— JOB —
Using the material below, repeat exactly the lines from the one with "Clone this diagram in TikZ." through the one with "(0,0) rectangle (670,411);", ends included, without any images.
-- Begin --
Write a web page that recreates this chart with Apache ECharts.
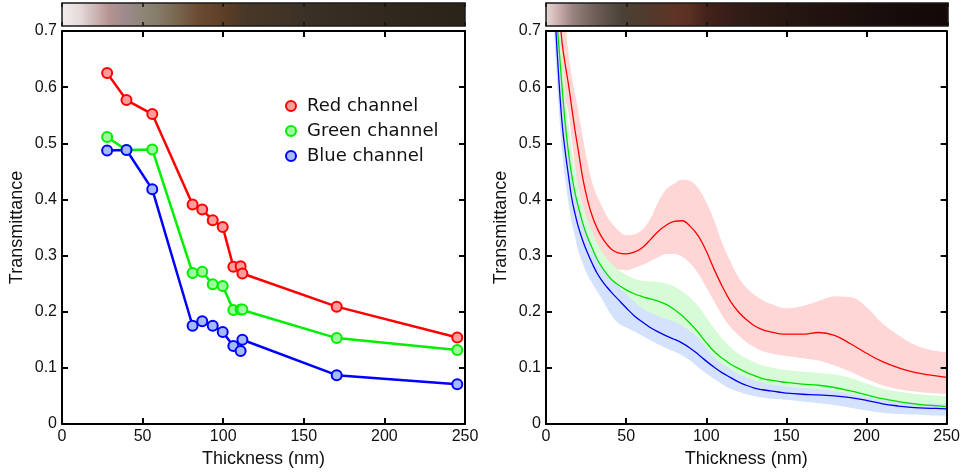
<!DOCTYPE html>
<html>
<head>
<meta charset="utf-8">
<script src="https://cdn.jsdelivr.net/npm/echarts@6/dist/echarts.min.js"></script>
<style>
html,body{margin:0;padding:0;background:#fff;}
#chart{width:963px;height:475px;}
</style>
</head>
<body>
<div id="chart"></div>
<script>
// ---------- Left panel: measured transmittance ----------
const thickness = [28, 40, 56, 81, 87, 93.5, 99.7, 106.3, 110.8, 111.9, 170.4, 245.2];
const redMeasured   = [0.625, 0.577, 0.552, 0.391, 0.382, 0.363, 0.351, 0.280, 0.281, 0.268, 0.209, 0.154];
const greenMeasured = [0.511, 0.488, 0.489, 0.269, 0.271, 0.249, 0.246, 0.203, 0.204, 0.204, 0.153, 0.132];
const blueMeasured  = [0.487, 0.488, 0.418, 0.175, 0.183, 0.175, 0.164, 0.139, 0.130, 0.150, 0.087, 0.071];
const legendNames = ['Red channel', 'Green channel', 'Blue channel'];

// ---------- Right panel: simulated transmittance with spread ----------
const simThickness = [4, 6, 8, 10, 12, 14, 16, 18, 20,
  23, 26, 29, 32, 35, 38, 41,
  45, 50, 55, 60, 65, 70, 75, 80, 85, 90, 95, 100, 105, 110, 115, 120, 125, 130, 135, 140, 145, 150,
  160, 170, 180, 190, 200, 210, 220, 230, 240, 250];
const simRed = [0.95, 0.85, 0.75, 0.68, 0.64, 0.605, 0.565, 0.525, 0.49,
  0.437, 0.398, 0.369, 0.348, 0.332, 0.320, 0.311,
  0.305, 0.303, 0.306, 0.314, 0.328, 0.343, 0.354, 0.361, 0.362, 0.352, 0.335, 0.308, 0.275, 0.245, 0.219, 0.200, 0.186, 0.175, 0.168, 0.164, 0.161, 0.160,
  0.160, 0.163, 0.158, 0.143, 0.126, 0.111, 0.100, 0.092, 0.087, 0.083];
const simRedUpper = [1.0, 0.95, 0.86, 0.78, 0.72, 0.66, 0.62, 0.59, 0.56,
  0.51, 0.465, 0.429, 0.405, 0.387, 0.370, 0.358,
  0.345, 0.336, 0.338, 0.346, 0.365, 0.395, 0.418, 0.428, 0.435, 0.433, 0.420, 0.395, 0.362, 0.322, 0.290, 0.262, 0.243, 0.230, 0.221, 0.214, 0.209, 0.206,
  0.210, 0.219, 0.227, 0.226, 0.208, 0.179, 0.158, 0.141, 0.132, 0.128];
const simRedLower = [0.85, 0.76, 0.68, 0.62, 0.58, 0.555, 0.51, 0.46, 0.41,
  0.37, 0.34, 0.322, 0.305, 0.292, 0.285, 0.280,
  0.275, 0.274, 0.278, 0.283, 0.290, 0.297, 0.303, 0.303, 0.298, 0.286, 0.268, 0.243, 0.218, 0.193, 0.173, 0.158, 0.146, 0.137, 0.130, 0.126, 0.123, 0.121,
  0.117, 0.113, 0.104, 0.093, 0.080, 0.069, 0.062, 0.058, 0.055, 0.053];
const simGreen = [0.85, 0.75, 0.675, 0.601, 0.535, 0.484, 0.444, 0.413, 0.389,
  0.357, 0.332, 0.312, 0.293, 0.279, 0.267, 0.257,
  0.248, 0.239, 0.232, 0.227, 0.223, 0.219, 0.213, 0.204, 0.193, 0.179, 0.163, 0.145, 0.129, 0.117, 0.107, 0.099, 0.092, 0.086, 0.081, 0.078, 0.076, 0.074,
  0.071, 0.069, 0.065, 0.059, 0.052, 0.045, 0.040, 0.036, 0.033, 0.031];
const simGreenUpper = [0.95, 0.83, 0.74, 0.66, 0.59, 0.535, 0.49, 0.455, 0.425,
  0.39, 0.362, 0.34, 0.322, 0.307, 0.295, 0.285,
  0.275, 0.266, 0.259, 0.255, 0.254, 0.253, 0.250, 0.245, 0.236, 0.225, 0.210, 0.190, 0.170, 0.152, 0.137, 0.125, 0.117, 0.110, 0.104, 0.101, 0.098, 0.096,
  0.093, 0.091, 0.088, 0.082, 0.072, 0.063, 0.058, 0.054, 0.051, 0.049];
const simGreenLower = [0.75, 0.67, 0.61, 0.545, 0.48, 0.433, 0.398, 0.371, 0.353,
  0.324, 0.302, 0.284, 0.264, 0.251, 0.239, 0.229,
  0.221, 0.212, 0.205, 0.199, 0.192, 0.185, 0.176, 0.163, 0.150, 0.133, 0.116, 0.100, 0.088, 0.082, 0.077, 0.073, 0.067, 0.062, 0.058, 0.055, 0.054, 0.052,
  0.050, 0.047, 0.042, 0.036, 0.032, 0.027, 0.022, 0.018, 0.015, 0.013];
const simBlue = [0.82, 0.71, 0.615, 0.537, 0.485, 0.443, 0.403, 0.376, 0.353,
  0.326, 0.304, 0.285, 0.268, 0.255, 0.244, 0.234,
  0.222, 0.207, 0.193, 0.182, 0.172, 0.164, 0.157, 0.151, 0.144, 0.135, 0.124, 0.112, 0.101, 0.091, 0.083, 0.075, 0.069, 0.064, 0.061, 0.059, 0.057, 0.055,
  0.053, 0.052, 0.050, 0.047, 0.042, 0.036, 0.032, 0.029, 0.028, 0.027];
const simBlueUpper = [0.88, 0.77, 0.67, 0.59, 0.53, 0.485, 0.443, 0.412, 0.387,
  0.357, 0.333, 0.313, 0.295, 0.280, 0.268, 0.258,
  0.246, 0.232, 0.218, 0.206, 0.198, 0.192, 0.187, 0.182, 0.175, 0.165, 0.153, 0.136, 0.119, 0.107, 0.098, 0.089, 0.083, 0.078, 0.074, 0.071, 0.069, 0.067,
  0.064, 0.062, 0.059, 0.054, 0.048, 0.043, 0.040, 0.038, 0.036, 0.036];
const simBlueLower = [0.76, 0.65, 0.56, 0.485, 0.435, 0.395, 0.36, 0.335, 0.31,
  0.285, 0.265, 0.25, 0.236, 0.222, 0.207, 0.193,
  0.180, 0.172, 0.165, 0.157, 0.149, 0.142, 0.135, 0.129, 0.122, 0.113, 0.101, 0.090, 0.080, 0.071, 0.063, 0.058, 0.053, 0.050, 0.047, 0.045, 0.044, 0.043,
  0.040, 0.037, 0.034, 0.029, 0.024, 0.020, 0.018, 0.017, 0.016, 0.016];

// Axis ticks
const xMin = 0, xMax = 250, xStep = 50;
const yMin = 0, yMax = 0.7, yStep = 0.1;

// ---------- styles ----------
const leftBarStops = [
  [0.00, '#f3efef'], [0.045, '#e6dada'], [0.077, '#d0bcbc'], [0.12, '#b49290'], [0.16, '#9d8a8c'],
  [0.20, '#8f8677'], [0.243, '#857a66'], [0.285, '#7a6650'], [0.342, '#6a4a30'], [0.40, '#5e3e26'],
  [0.45, '#4a3828'], [0.573, '#3e3226'], [0.74, '#342a1e'], [1.00, '#2a2416']
];
const rightBarStops = [
  [0.00, '#eadada'], [0.035, '#c8acaa'], [0.067, '#9a8482'], [0.11, '#78665e'], [0.15, '#5e524a'],
  [0.19, '#4c4236'], [0.25, '#503a2c'], [0.316, '#5e3426'], [0.358, '#5a3022'], [0.40, '#44221a'],
  [0.48, '#321c16'], [0.65, '#221410'], [0.81, '#1a0e0c'], [1.00, '#140808']
];
function grad(stops) {
  return new echarts.graphic.LinearGradient(0, 0, 1, 0,
    stops.map(s => ({ offset: s[0], color: s[1] })));
}
const labelFont = 'Liberation Sans, Arial, sans-serif';
const legendFont = 'DejaVu Sans, Verdana, sans-serif';

function pairs(xs, ys) { return xs.map((x, i) => [x, ys[i]]); }
// value first, thickness second: lets the stack act on the value (y) dimension
function pairsYX(xs, ys) { return xs.map((x, i) => [ys[i], x]); }
function diff(a, b) { return a.map((v, i) => +(v - b[i]).toFixed(4)); }

function frameX(gridIndex, bottom) {
  const ax = {
    gridIndex, type: 'value', min: xMin, max: xMax, interval: xStep,
    position: bottom ? 'bottom' : 'top', z: 10,
    axisLine: { show: true, onZero: false, lineStyle: { color: '#000', width: 2 } },
    axisTick: { show: true, inside: true, length: 6, lineStyle: { color: '#000', width: 2 } },
    splitLine: { show: false },
    axisLabel: { show: false }
  };
  if (bottom) {
    ax.axisLabel = { show: true, color: '#111', fontFamily: labelFont, fontSize: 16, margin: 5 };
    ax.name = 'Thickness (nm)';
    ax.nameLocation = 'middle';
    ax.nameGap = 24;
    ax.nameTextStyle = { color: '#111', fontFamily: labelFont, fontSize: 18 };
  }
  return ax;
}
function frameY(gridIndex, left) {
  const ax = {
    gridIndex, type: 'value', min: yMin, max: yMax, interval: yStep,
    position: left ? 'left' : 'right', z: 10,
    axisLine: { show: true, onZero: false, lineStyle: { color: '#000', width: 2 } },
    axisTick: { show: true, inside: true, length: 6, lineStyle: { color: '#000', width: 2 } },
    splitLine: { show: false },
    axisLabel: { show: false }
  };
  if (left) {
    ax.axisLabel = { show: true, color: '#111', fontFamily: labelFont, fontSize: 16, margin: 5 };
    ax.name = 'Transmittance';
    ax.nameLocation = 'middle';
    ax.nameGap = 36;
    ax.nameTextStyle = { color: '#111', fontFamily: labelFont, fontSize: 18 };
  }
  return ax;
}
function barX(gridIndex, bottom) {
  return {
    gridIndex, type: 'value', min: xMin, max: xMax, interval: xStep,
    position: bottom ? 'bottom' : 'top',
    axisLine: { show: false },
    axisTick: { show: true, inside: true, length: 4, lineStyle: { color: '#111', width: 1.5 } },
    axisLabel: { show: false }, splitLine: { show: false }
  };
}

const chart = echarts.init(document.getElementById('chart'), null, { renderer: 'canvas' });

const measuredStyles = [
  { line: '#ff0000', fill: '#ff9c9c' },
  { line: '#00ee00', fill: '#9cff9c' },
  { line: '#0000ff', fill: '#a4bcff' }
];
const measuredData = [redMeasured, greenMeasured, blueMeasured];

const series = [];
measuredData.forEach((vals, i) => {
  series.push({
    name: legendNames[i], type: 'line', xAxisIndex: 0, yAxisIndex: 0,
    data: pairs(thickness, vals),
    symbol: 'circle', symbolSize: 10,
    lineStyle: { color: measuredStyles[i].line, width: 2.5 },
    itemStyle: { color: measuredStyles[i].fill, borderColor: measuredStyles[i].line, borderWidth: 2 },
    z: 5
  });
});

const bands = [
  { key: 'r', lower: simRedLower, upper: simRedUpper, fill: '#ffd6d6' },
  { key: 'g', lower: simGreenLower, upper: simGreenUpper, fill: '#d6fbd6' },
  { key: 'b', lower: simBlueLower, upper: simBlueUpper, fill: '#d4e2fd' }
];
bands.forEach((b, i) => {
  series.push({
    name: 'band-' + b.key + '-base', type: 'line', xAxisIndex: 2, yAxisIndex: 2,
    stack: 'band' + b.key, data: pairsYX(simThickness, b.lower), encode: { x: 1, y: 0 },
    symbol: 'none', smooth: 0.4, lineStyle: { opacity: 0 }, z: 1 + i * 0.1, silent: true
  });
  series.push({
    name: 'band-' + b.key, type: 'line', xAxisIndex: 2, yAxisIndex: 2,
    stack: 'band' + b.key, data: pairsYX(simThickness, diff(b.upper, b.lower)), encode: { x: 1, y: 0 },
    symbol: 'none', smooth: 0.4, lineStyle: { opacity: 0 },
    areaStyle: { color: b.fill, opacity: 1 }, z: 1 + i * 0.1, silent: true
  });
});
const simLines = [
  { vals: simRed, color: '#ff0000' },
  { vals: simGreen, color: '#00dd00' },
  { vals: simBlue, color: '#0000ee' }
];
simLines.forEach((l, i) => {
  series.push({
    name: 'sim-' + i, type: 'line', xAxisIndex: 2, yAxisIndex: 2,
    data: pairs(simThickness, l.vals), symbol: 'none', smooth: 0.4,
    lineStyle: { color: l.color, width: 1.3 }, z: 3
  });
});

chart.setOption({
  animation: false,
  backgroundColor: '#fff',
  grid: [
    { left: 62, top: 31, width: 403, height: 393 },
    { left: 546, top: 31, width: 402, height: 393 },
    { left: 62, top: 3, width: 403, height: 23, show: true, backgroundColor: grad(leftBarStops), borderColor: '#1a1a1a', borderWidth: 1.5 },
    { left: 546, top: 3, width: 402, height: 23, show: true, backgroundColor: grad(rightBarStops), borderColor: '#1a1a1a', borderWidth: 1.5 }
  ],
  xAxis: [
    frameX(0, true), frameX(0, false),
    frameX(1, true), frameX(1, false),
    barX(2, true), barX(2, false),
    barX(3, true), barX(3, false)
  ],
  yAxis: [
    frameY(0, true), frameY(0, false),
    frameY(1, true), frameY(1, false),
    { gridIndex: 2, type: 'value', min: 0, max: 1, show: false },
    { gridIndex: 3, type: 'value', min: 0, max: 1, show: false }
  ],
  legend: {
    data: legendNames, orient: 'vertical', left: 280, top: 92,
    icon: 'circle', itemWidth: 10, itemHeight: 10, itemGap: 7,
    textStyle: { fontFamily: legendFont, fontSize: 18, color: '#111', padding: [0, 0, 0, 6] },
    selectedMode: false
  },
  series
});
</script>
</body>
</html>
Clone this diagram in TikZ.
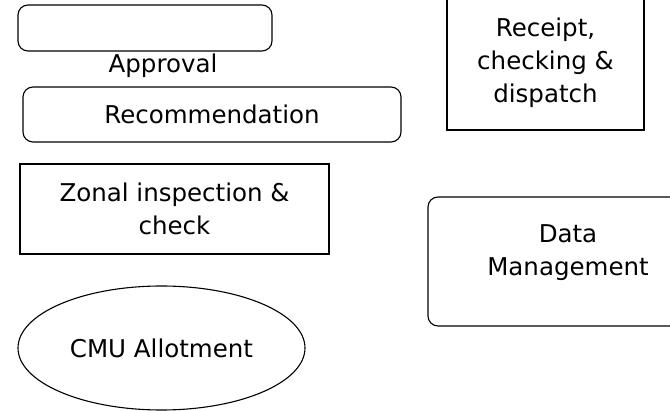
\documentclass[tikz,border=0pt]{standalone}
\usepackage{fontspec}
\setmainfont{DejaVu Sans}
\usetikzlibrary{shapes.geometric}

\begin{document}
\begin{tikzpicture}[x=1pt,y=-1pt,
    every node/.style={font=\fontsize{24.5}{33}\selectfont},
    roundbox/.style={draw,line width=1.1pt,rounded corners=10pt,inner sep=0pt},
    plainbox/.style={draw,line width=1.1pt,inner sep=0pt,align=center},
    ovalbox/.style={draw,ellipse,line width=1.1pt,inner sep=0pt}]
    \clip (0,0) rectangle (670,411);

    % left column
    \node[roundbox,minimum width=254pt,minimum height=46pt] (approvalbox) at (145,28) {};
    \node (approval) at (163,66) {Approval};
    \node[roundbox,minimum width=378pt,minimum height=55pt] (recommend) at (212,114.5) {Recommendation};
    \node[plainbox,minimum width=309pt,minimum height=90pt] (zonal) at (174.5,209) {Zonal inspection \&\\check};
    \node[ovalbox,minimum width=287pt,minimum height=124pt] (cmu) at (161.5,348) {CMU Allotment};

    % right column
    \node[plainbox,minimum width=197pt,minimum height=134pt] (receipt) at (545.5,63) {Receipt,\\checking \&\\dispatch};
    \node[roundbox,align=center,text depth=22pt,minimum width=280pt,minimum height=129pt] (datamgmt) at (568,261.5) {Data\\Management};

\end{tikzpicture}
\end{document}
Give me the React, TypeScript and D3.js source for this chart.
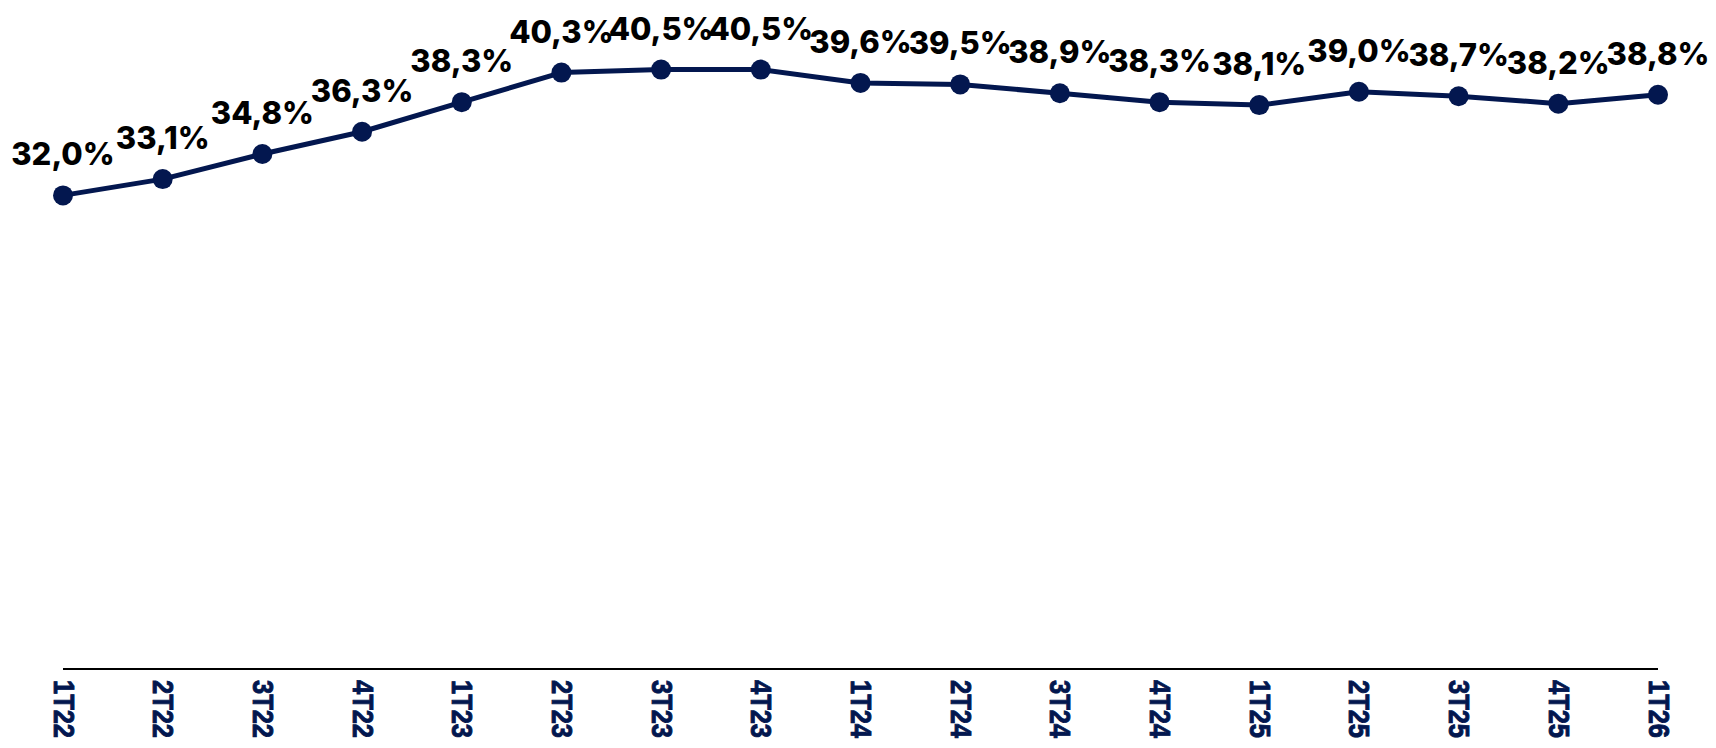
-- End --
— WRITTEN ANSWER —
Clone this diagram in TikZ.
\documentclass[tikz,border=0pt]{standalone}
\usepackage{fontspec}
\setmainfont{DejaVu Sans}
\usetikzlibrary{shapes.geometric}

\begin{document}
\begin{tikzpicture}[x=1pt,y=-1pt,
    every node/.style={font=\fontsize{24.5}{33}\selectfont},
    roundbox/.style={draw,line width=1.1pt,rounded corners=10pt,inner sep=0pt},
    plainbox/.style={draw,line width=1.1pt,inner sep=0pt,align=center},
    ovalbox/.style={draw,ellipse,line width=1.1pt,inner sep=0pt}]
    \clip (0,0) rectangle (670,411);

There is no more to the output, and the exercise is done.